View on GitHub

data310

Question 1

How did your model fare?

img_8.png img_9.png

In terms of my loss model, the loss was not very consistent, but it seemed to generally decrease as the epoch increased, compared to the beginning. For my asking vs predicted price data, my MSE was really bad with an MSE of around 1407. I think I would have had better luck with another city. The MSE gave me such a hard time while I was trying to find out what was causing it to be so high. I tried plotting histograms and switching values but nothing made much difference to it. I tried having four variables (included the zipcode), but this didn’t make much difference to the MSE. I then tried to replace the livingArea by the zipcode, and that made my MSE ridiculously larger. I then tried to just segment my price value. I only included houses that were below $6,000,000. This managed to decrease my MSE to around 1010. This is still huge, but better than what i initially had. My I only had 135 houses, and after i limited my price range to below 6 million, I ended up with 91. This is such a small set. I am sure I would have had better luck if my data set was bigger, or if I picked another city that might have variables that were better closely related. Referring to the loss model, the prices seem to be predictable and the model is doing the best from 0 to $5,000,000 in asking price. After that, it becomes less predictable.

Question 2

In your estimation is there a particular variable that may improve model performance?

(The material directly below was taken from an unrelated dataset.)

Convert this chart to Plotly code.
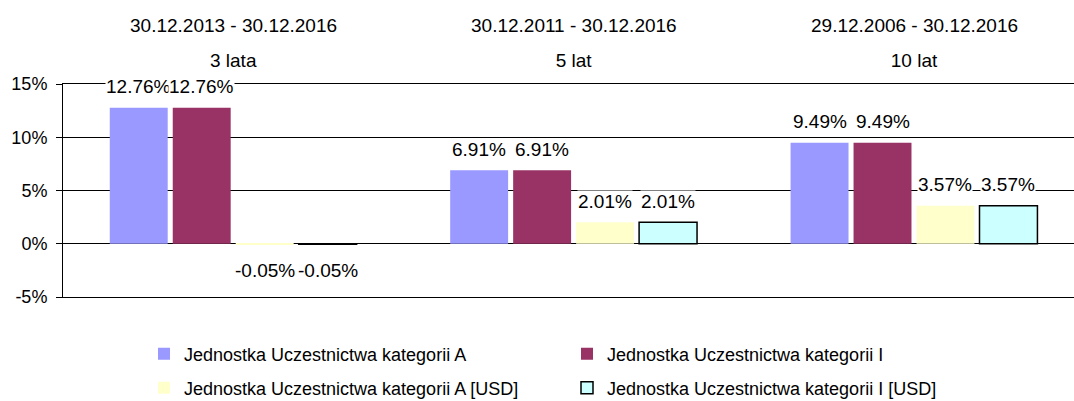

Probably location; zipcode or neighborhood, seeing as these tend to increase house prices

Question 3

Which of the predictions were the most accurate?

Most accurate was in index 12, where the asking price was $1,795,000 and the predicted price was $1,794,299.

In which percentile do these most accurate predictions reside?

They reside in the 25th percentile. I was able to see that by plotting a box plot of the predictions. img_10.png

Did your model trend towards over or under predicting home values?

My model seemed to trend over my predicting home values.

Question 4

Which feature appears to be the most significant predictor?

I found living area to have the best correlation with my predictions (0.83). Therefore, it appears to be the most significant predictor. This makes sense as I expect the area to play a big role in determining house prices.